V. 5 shows how Paul can use the idea of salvation in different ways: Salvation is something that was realized in the past in the death and resurrection of Jesus Christ in the present—in one's own personal acknowledgment of its efficacy for oneself and, finally, in the future—the realization of the final consummation. The word hope is here used in the true sense of the anticipation of a certainty so that one can live in the present with that anticipation. It is the glory of this relationship to Christ that makes circumcision and uncircumcision equally irrelevant. Neither the ceremony nor the lack of it has any value in God's sight.

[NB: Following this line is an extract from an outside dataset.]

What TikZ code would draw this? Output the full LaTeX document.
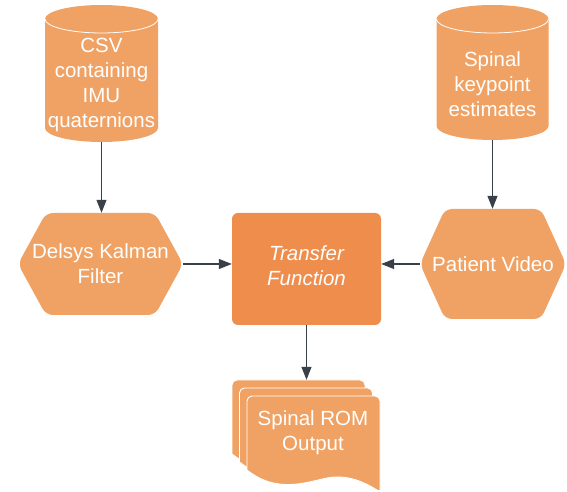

In vv. 7ff. Paul expresses shock and disappointment at his readers' being so easily persuaded by an influence that did not come from God. He refers to this influence as a little yeast that is working through the whole batch and having its effect on the churches. Nevertheless, Paul expresses his confidence that they will heed his warning and turn from the one(s) turning them from Christ. He declares that whoever is confusing them will receive the punishment due from God himself.

In v. 12 Paul strongly denounces the Judaizers. He goes so far as to say that he wishes the agitators who advocate ceremonial circumcision would totally castrate themselves. Jewish tradition held that an emasculated male was no longer a part of the covenant. Paul seems to be saying that those who insist on Gentiles becoming Jews in order to become Christians are totally in error. To be obsessed with circumcision is to put oneself in danger of losing one's own place in God's kingdom!